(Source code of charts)
►

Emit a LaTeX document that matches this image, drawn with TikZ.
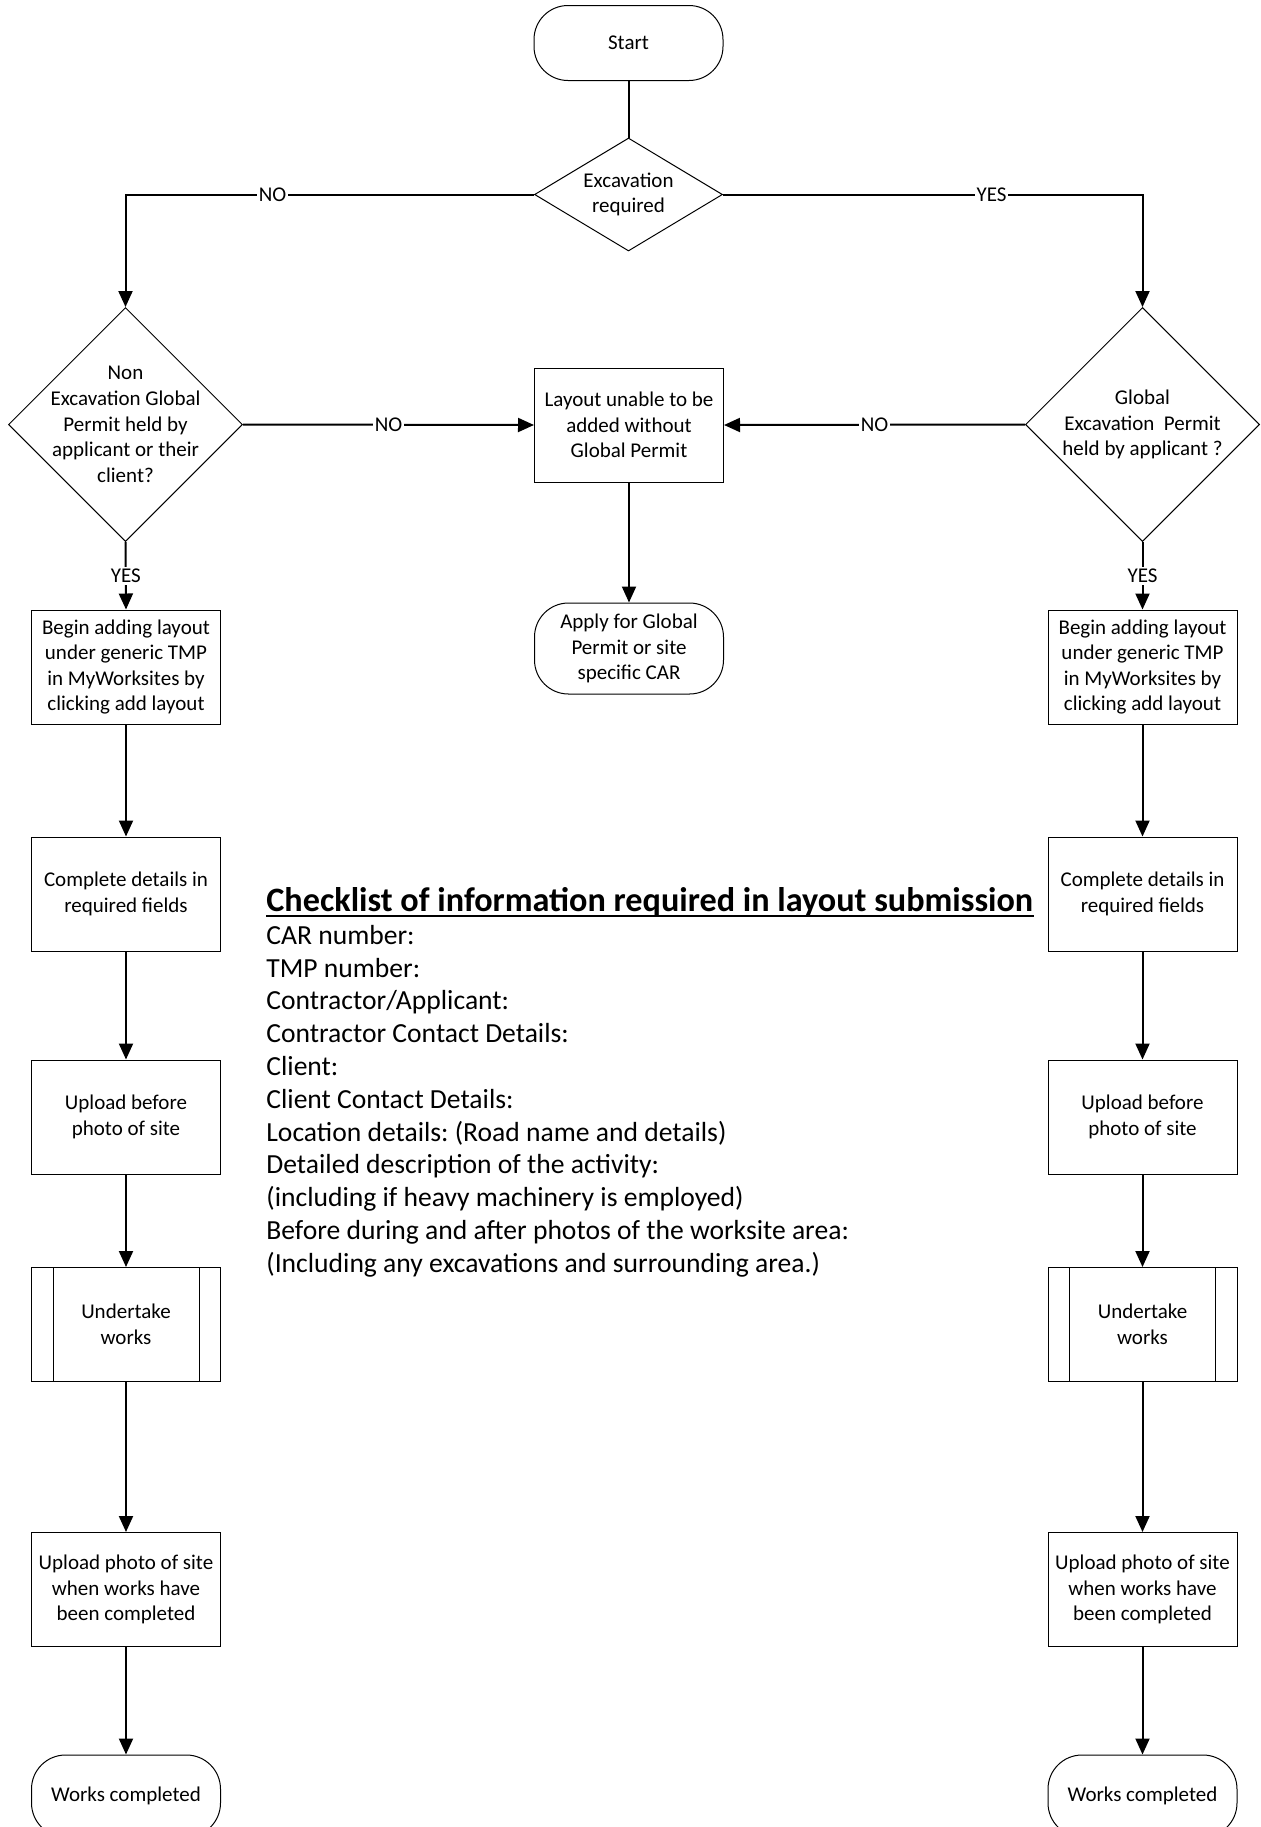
\documentclass[tikz,border=0pt]{standalone}
\usepackage{fontspec}
\setmainfont{Carlito}
\usetikzlibrary{arrows.meta, shapes.geometric}
\frenchspacing

\begin{document}
\begin{tikzpicture}[x=0.5pt, y=-0.5pt,
    box/.style={draw, line width=0.5pt, minimum width=94.5pt, minimum height=57pt, align=center, inner sep=2pt, font=\fontsize{10.5}{12.8}\selectfont},
    term/.style={box, rounded corners=17pt, minimum height=37.5pt},
    decision/.style={draw, diamond, line width=0.5pt, inner sep=0pt},
    dtext/.style={align=center, inner sep=0pt, font=\fontsize{10.5}{12.8}\selectfont},
    flow/.style={line width=1pt, -{Triangle[length=8pt, width=7pt]}},
    lbl/.style={fill=white, inner sep=1pt, font=\fontsize{10.5}{12}\selectfont},
    listline/.style={anchor=base west, inner sep=0pt, font=\fontsize{13.8}{16}\selectfont}]
    \useasboundingbox (0,0) rectangle (1260,1827);

    % top of the chart
    \node[term] (start) at (628.5,43) {Start};
    \node[decision, minimum width=94pt, minimum height=56.5pt] (excav) at (628.5,194.5) {};
    \node[dtext] (excavtxt) at (excav) {Excavation\\required};
    \node[decision, minimum width=117pt, minimum height=117pt] (nonglob) at (125.5,424.5) {};
    \node[dtext] (nonglobtxt) at (nonglob) {Non\\Excavation Global\\Permit held by\\applicant or their\\client?};
    \node[decision, minimum width=117pt, minimum height=117pt] (glob) at (1142.5,424.5) {};
    \node[dtext] (globtxt) at (glob) {Global\\Excavation\ \ Permit\\held by applicant ?};
    \node[box] (noperm) at (629,425) {Layout unable to be\\added without\\Global Permit};
    \node[term, minimum height=45.5pt] (apply) at (629,648.5) {Apply for Global\\Permit or site\\specific CAR};

    % left column
    \node[box] (lbegin) at (126,667) {Begin adding layout\\under generic TMP\\in MyWorksites by\\clicking add layout};
    \node[box] (ldetails) at (126,894) {Complete details in\\required fields};
    \node[box] (lbefore) at (126,1117) {Upload before\\photo of site};
    \node[box] (lworks) at (126,1324.5) {Undertake\\works};
    \node[box] (lafter) at (126,1589.5) {Upload photo of site\\when works have\\been completed};
    \node[term, minimum height=41pt] (ldone) at (126,1796) {Works completed};

    % right column
    \node[box] (rbegin) at (1142.5,667) {Begin adding layout\\under generic TMP\\in MyWorksites by\\clicking add layout};
    \node[box] (rdetails) at (1142.5,894) {Complete details in\\required fields};
    \node[box] (rbefore) at (1142.5,1117) {Upload before\\photo of site};
    \node[box] (rworks) at (1142.5,1324.5) {Undertake\\works};
    \node[box] (rafter) at (1142.5,1589.5) {Upload photo of site\\when works have\\been completed};
    \node[term, minimum height=41pt] (rdone) at (1142.5,1796) {Works completed};

    % side bars of the process boxes
    \draw[line width=0.5pt]
    ([xshift=11pt]lworks.north west) -- ([xshift=11pt]lworks.south west)
    ([xshift=-11pt]lworks.north east) -- ([xshift=-11pt]lworks.south east)
    ([xshift=11pt]rworks.north west) -- ([xshift=11pt]rworks.south west)
    ([xshift=-11pt]rworks.north east) -- ([xshift=-11pt]rworks.south east);

    % connectors
    \draw[line width=1pt] (start) -- (excav);
    \draw[flow] (excav.west) -| node[lbl, pos=0.32] (noA) {NO} (nonglob.north);
    \draw[flow] (excav.east) -| node[lbl, pos=0.32] (yesA) {YES} (glob.north);
    \draw[flow] (nonglob.east) -- node[lbl] (noB) {NO} (noperm.west);
    \draw[flow] (glob.west) -- node[lbl] (noC) {NO} (noperm.east);
    \draw[flow] (noperm) -- (apply);
    \draw[flow] (nonglob.south) -- node[lbl] (yesB) {YES} (lbegin.north);
    \draw[flow] (glob.south) -- node[lbl] (yesC) {YES} (rbegin.north);
    \draw[flow] (lbegin) -- (ldetails);
    \draw[flow] (ldetails) -- (lbefore);
    \draw[flow] (lbefore) -- (lworks);
    \draw[flow] (lworks) -- (lafter);
    \draw[flow] (lafter) -- (ldone);
    \draw[flow] (rbegin) -- (rdetails);
    \draw[flow] (rdetails) -- (rbefore);
    \draw[flow] (rbefore) -- (rworks);
    \draw[flow] (rworks) -- (rafter);
    \draw[flow] (rafter) -- (rdone);

    % checklist
    \node[anchor=base west, inner sep=0pt, font=\fontsize{17.1}{20}\bfseries\selectfont] (chead) at (266,911.5) {Checklist of information required in layout submission};
    \draw[line width=1pt] ([yshift=-2.3pt]chead.base west) -- ([yshift=-2.3pt]chead.base east);
    \foreach \txt [count=\i] in {{CAR number:}, {TMP number:}, {Contractor/Applicant:}, {Contractor Contact Details:}, {Client:}, {Client Contact Details:}, {Location details: (Road name and details)}, {Detailed description of the activity:}, {(including if heavy machinery is employed)}, {Before during and after photos of the worksite area:}, {(Including any excavations and surrounding area.)}}
        \node[listline] (item\i) at (266,911.5+32.8*\i) {\txt};
\end{tikzpicture}
\end{document}
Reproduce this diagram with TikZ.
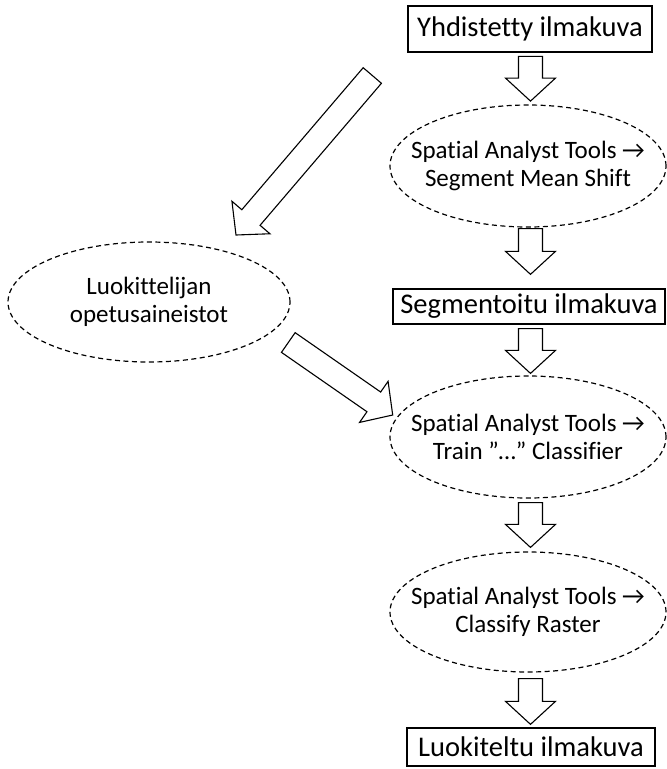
\documentclass[tikz,border=0pt]{standalone}
\usepackage{fontspec}
\setmainfont{Carlito}[Ligatures=NoCommon]
\usetikzlibrary{calc,shapes.geometric}

\tikzset{
  stepbox/.style={draw, line width=1.3pt, rectangle, inner sep=0pt, font=\fontsize{28.5}{32}\selectfont},
  tool/.style={draw, ellipse, dashed, dash pattern=on 5pt off 3.5pt, line width=1.2pt,
               inner xsep=-20pt, inner ysep=0pt,
               minimum width=276pt, minimum height=122pt, align=center,
               font=\fontsize{25}{28}\selectfont},
  bigarrow/.style={draw, line width=1.1pt, line join=miter, fill=white}
}

% Hollow block arrow from tail #1 to tip #2
\newcommand{\blockarrow}[2]{%
  \coordinate (hb) at ($(#2)!23pt!(#1)$);
  \draw[bigarrow]
    ($(#1)!12pt!90:(#2)$) -- ($(hb)!12pt!-90:(#1)$) -- ($(hb)!25pt!-90:(#1)$) --
    (#2) --
    ($(hb)!25pt!90:(#1)$) -- ($(hb)!12pt!90:(#1)$) -- ($(#1)!12pt!-90:(#2)$) -- cycle;
}

\begin{document}
\begin{tikzpicture}[x=1pt,y=-1pt]
\useasboundingbox (0,0) rectangle (667,769);

% main chain
\node[stepbox, minimum width=244pt, minimum height=46pt] (box1) at (530,29) {Yhdistetty ilmakuva};
\node[tool] (ell1) at (528,166) {Spatial Analyst Tools →\\Segment Mean Shift};
\node[stepbox, minimum width=272pt, minimum height=35pt] (box2) at (529,306.5) {Segmentoitu ilmakuva};
\node[tool] (ell2) at (528,437) {Spatial Analyst Tools →\\Train ”…” Classifier};
\node[tool, minimum height=120pt] (ell3) at (528,612) {Spatial Analyst Tools →\\Classify Raster};
\node[stepbox, minimum width=248pt, minimum height=38pt] (box3) at (531,747) {Luokiteltu ilmakuva};

% training data
\node[tool, minimum width=282pt, minimum height=120pt] (train) at (149,302) {Luokittelijan\\opetusaineistot};

% arrow end points
\coordinate (a1s) at ($(box1.south)+(0.5,3.7)$);
\coordinate (a1e) at ($(ell1.north)+(2.5,-3.3)$);
\coordinate (a2s) at ($(ell1.south)+(2.5,1)$);
\coordinate (a2e) at ($(box2.north)+(1.5,-14)$);
\coordinate (a3s) at ($(box2.south)+(1.5,4)$);
\coordinate (a3e) at ($(ell2.north)+(2.5,-2)$);
\coordinate (a4s) at ($(ell2.south)+(2.5,4)$);
\coordinate (a4e) at ($(ell3.north)+(2.5,-4)$);
\coordinate (a5s) at ($(ell3.south)+(2.5,6)$);
\coordinate (a5e) at ($(box3.north)+(-0.5,-3)$);
\coordinate (d1s) at (372.3,75.5);
\coordinate (d1e) at (236,235);
\coordinate (d2s) at (288.3,342.5);
\coordinate (d2e) at (392.7,415);

\blockarrow{a1s}{a1e}
\blockarrow{a2s}{a2e}
\blockarrow{a3s}{a3e}
\blockarrow{a4s}{a4e}
\blockarrow{a5s}{a5e}
\blockarrow{d1s}{d1e}
\blockarrow{d2s}{d2e}
\end{tikzpicture}
\end{document}
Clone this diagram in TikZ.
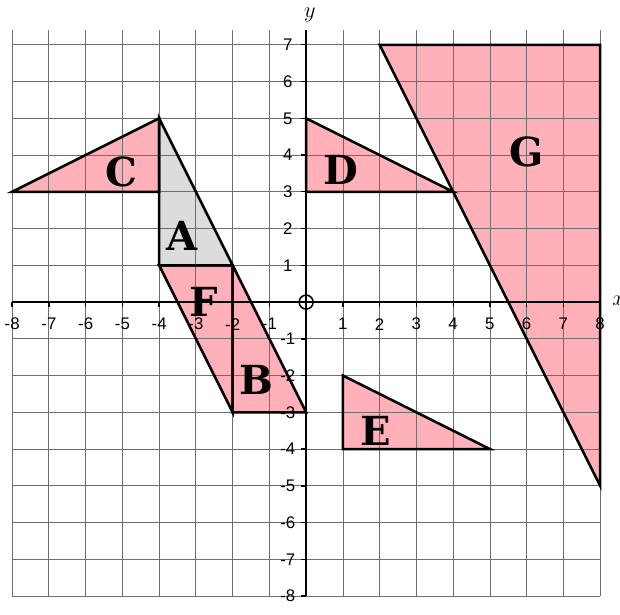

◄

Pull out each line of the records holding the string "diagram".

Reproduce this diagram with TikZ.
Clone this diagram in TikZ.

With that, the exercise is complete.